WHAT IS BEING ASKED:
Write the material out again in full, word for word. Do not include the pictures.

GIVEN INFORMATION:
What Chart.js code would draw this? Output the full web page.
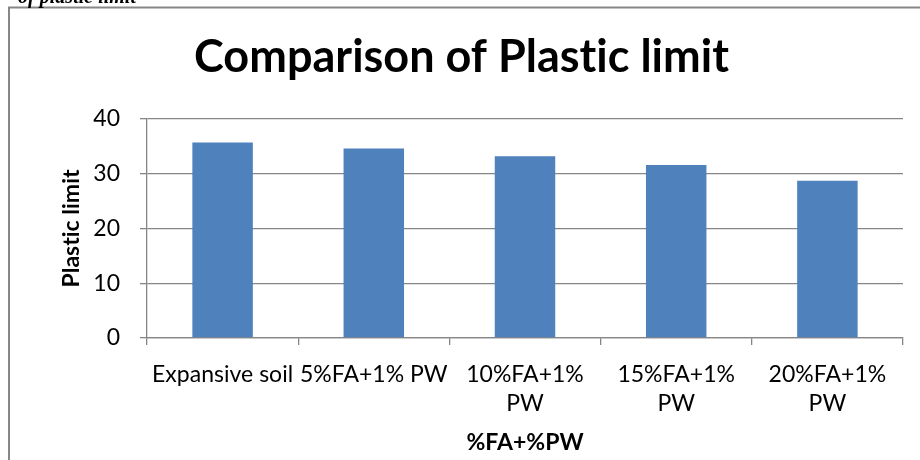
<!DOCTYPE html>
<html>
<head>
<meta charset="utf-8">
<script src="https://cdn.jsdelivr.net/npm/chart.js@4/dist/chart.umd.min.js"></script>
<style>
  html, body { margin: 0; padding: 0; background: #fff; overflow: hidden; }
  #wrap { width: 920px; height: 460px; position: relative; }
</style>
</head>
<body>
<div id="wrap"><canvas id="c" width="920" height="460"></canvas></div>
<script>
// Mixture categories and their measured plastic limit
const categories = ['Expansive soil', '5%FA+1% PW', '10%FA+1% PW', '15%FA+1% PW', '20%FA+1% PW'];
const tickLabels = ['Expansive soil', '5%FA+1% PW', ['10%FA+1%', 'PW'], ['15%FA+1%', 'PW'], ['20%FA+1%', 'PW']];
const plasticLimit = [35.7, 34.6, 33.2, 31.6, 28.7];
const yTicks = [0, 10, 20, 30, 40];

const chartTitle = 'Comparison of Plastic limit';
const xTitle = '%FA+%PW';
const yTitle = 'Plastic limit';
const captionTail = 'of plastic limit';

const FONT = 'Lato, "Open Sans", "DejaVu Sans", sans-serif';
const GRID = '#868686';

// Outer chart frame and the clipped caption line above it
const framePlugin = {
  id: 'frame',
  beforeDraw(chart) {
    const ctx = chart.ctx;
    // a tiny letter spacing keeps "ti" from turning into a ligature
    if ('letterSpacing' in ctx) ctx.letterSpacing = '0.01px';
    ctx.save();
    ctx.fillStyle = '#ffffff';
    ctx.fillRect(0, 0, chart.width, chart.height);
    ctx.strokeStyle = '#878787';
    ctx.lineWidth = 2;
    ctx.strokeRect(9, 7.5, chart.width + 20, chart.height + 20);
    ctx.restore();
  },
  afterDraw(chart) {
    const ctx = chart.ctx;
    ctx.save();
    ctx.fillStyle = '#000';
    ctx.font = 'italic bold 20px "Liberation Serif", serif';
    ctx.textAlign = 'right';
    ctx.textBaseline = 'alphabetic';
    ctx.fillText(captionTail, 136, 3);
    ctx.restore();
  }
};

new Chart(document.getElementById('c'), {
  type: 'bar',
  data: {
    labels: categories,
    datasets: [{
      label: yTitle,
      data: plasticLimit,
      backgroundColor: '#4F81BD',
      borderWidth: 0,
      barPercentage: 0.4,
      categoryPercentage: 1.0
    }]
  },
  options: {
    responsive: false,
    devicePixelRatio: 1,
    animation: false,
    layout: { padding: { left: 20, right: 17, top: 0, bottom: 0 } },
    plugins: {
      legend: { display: false },
      tooltip: { enabled: false },
      title: {
        display: true,
        text: chartTitle,
        color: '#000',
        font: { family: FONT, size: 45, weight: 'bold' },
        padding: { top: 30.5, bottom: 34.5 }
      }
    },
    scales: {
      x: {
        offset: true,
        grid: {
          offset: true,
          drawOnChartArea: false,
          drawTicks: true,
          tickLength: 7,
          color: GRID,
          lineWidth: 1.3
        },
        border: { display: true, color: GRID, width: 1.3 },
        ticks: {
          color: '#000',
          font: { family: FONT, size: 23, lineHeight: 1.26 },
          padding: 15.5,
          maxRotation: 0,
          minRotation: 0,
          autoSkip: false,
          callback: (v, i) => tickLabels[i]
        },
        title: {
          display: true,
          text: xTitle,
          color: '#000',
          font: { family: FONT, size: 23, weight: 'bold' },
          padding: { top: 0, bottom: 3.2 }
        },
        afterFit(scale) { scale.height = 122; }
      },
      y: {
        min: 0,
        max: 40,
        afterBuildTicks(scale) { scale.ticks = yTicks.map(v => ({ value: v })); },
        grid: {
          drawTicks: true,
          tickLength: 7,
          color: GRID,
          lineWidth: 1.3
        },
        border: { display: true, color: GRID, width: 1.3 },
        ticks: {
          color: '#000',
          font: { family: FONT, size: 23 },
          padding: 20
        },
        title: {
          display: true,
          text: yTitle,
          color: '#000',
          font: { family: FONT, size: 23, weight: 'bold' },
          padding: { top: 38.2, bottom: 0 }
        },
        afterFit(scale) { scale.width = 127; }
      }
    }
  },
  plugins: [framePlugin]
});
</script>
</body>
</html>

COMPLETED TASK:
What Chart.js code would draw this? Output the full web page.
<!DOCTYPE html>
<html>
<head>
<meta charset="utf-8">
<script src="https://cdn.jsdelivr.net/npm/chart.js@4/dist/chart.umd.min.js"></script>
<style>
  html, body { margin: 0; padding: 0; background: #fff; overflow: hidden; }
  #wrap { width: 920px; height: 460px; position: relative; }
</style>
</head>
<body>
<div id="wrap"><canvas id="c" width="920" height="460"></canvas></div>
<script>
// Mixture categories and their measured plastic limit
const categories = ['Expansive soil', '5%FA+1% PW', '10%FA+1% PW', '15%FA+1% PW', '20%FA+1% PW'];
const tickLabels = ['Expansive soil', '5%FA+1% PW', ['10%FA+1%', 'PW'], ['15%FA+1%', 'PW'], ['20%FA+1%', 'PW']];
const plasticLimit = [35.7, 34.6, 33.2, 31.6, 28.7];
const yTicks = [0, 10, 20, 30, 40];

const chartTitle = 'Comparison of Plastic limit';
const xTitle = '%FA+%PW';
const yTitle = 'Plastic limit';
const captionTail = 'of plastic limit';

const FONT = 'Lato, "Open Sans", "DejaVu Sans", sans-serif';
const GRID = '#868686';

// Outer chart frame and the clipped caption line above it
const framePlugin = {
  id: 'frame',
  beforeDraw(chart) {
    const ctx = chart.ctx;
    // a tiny letter spacing keeps "ti" from turning into a ligature
    if ('letterSpacing' in ctx) ctx.letterSpacing = '0.01px';
    ctx.save();
    ctx.fillStyle = '#ffffff';
    ctx.fillRect(0, 0, chart.width, chart.height);
    ctx.strokeStyle = '#878787';
    ctx.lineWidth = 2;
    ctx.strokeRect(9, 7.5, chart.width + 20, chart.height + 20);
    ctx.restore();
  },
  afterDraw(chart) {
    const ctx = chart.ctx;
    ctx.save();
    ctx.fillStyle = '#000';
    ctx.font = 'italic bold 20px "Liberation Serif", serif';
    ctx.textAlign = 'right';
    ctx.textBaseline = 'alphabetic';
    ctx.fillText(captionTail, 136, 3);
    ctx.restore();
  }
};

new Chart(document.getElementById('c'), {
  type: 'bar',
  data: {
    labels: categories,
    datasets: [{
      label: yTitle,
      data: plasticLimit,
      backgroundColor: '#4F81BD',
      borderWidth: 0,
      barPercentage: 0.4,
      categoryPercentage: 1.0
    }]
  },
  options: {
    responsive: false,
    devicePixelRatio: 1,
    animation: false,
    layout: { padding: { left: 20, right: 17, top: 0, bottom: 0 } },
    plugins: {
      legend: { display: false },
      tooltip: { enabled: false },
      title: {
        display: true,
        text: chartTitle,
        color: '#000',
        font: { family: FONT, size: 45, weight: 'bold' },
        padding: { top: 30.5, bottom: 34.5 }
      }
    },
    scales: {
      x: {
        offset: true,
        grid: {
          offset: true,
          drawOnChartArea: false,
          drawTicks: true,
          tickLength: 7,
          color: GRID,
          lineWidth: 1.3
        },
        border: { display: true, color: GRID, width: 1.3 },
        ticks: {
          color: '#000',
          font: { family: FONT, size: 23, lineHeight: 1.26 },
          padding: 15.5,
          maxRotation: 0,
          minRotation: 0,
          autoSkip: false,
          callback: (v, i) => tickLabels[i]
        },
        title: {
          display: true,
          text: xTitle,
          color: '#000',
          font: { family: FONT, size: 23, weight: 'bold' },
          padding: { top: 0, bottom: 3.2 }
        },
        afterFit(scale) { scale.height = 122; }
      },
      y: {
        min: 0,
        max: 40,
        afterBuildTicks(scale) { scale.ticks = yTicks.map(v => ({ value: v })); },
        grid: {
          drawTicks: true,
          tickLength: 7,
          color: GRID,
          lineWidth: 1.3
        },
        border: { display: true, color: GRID, width: 1.3 },
        ticks: {
          color: '#000',
          font: { family: FONT, size: 23 },
          padding: 20
        },
        title: {
          display: true,
          text: yTitle,
          color: '#000',
          font: { family: FONT, size: 23, weight: 'bold' },
          padding: { top: 38.2, bottom: 0 }
        },
        afterFit(scale) { scale.width = 127; }
      }
    }
  },
  plugins: [framePlugin]
});
</script>
</body>
</html>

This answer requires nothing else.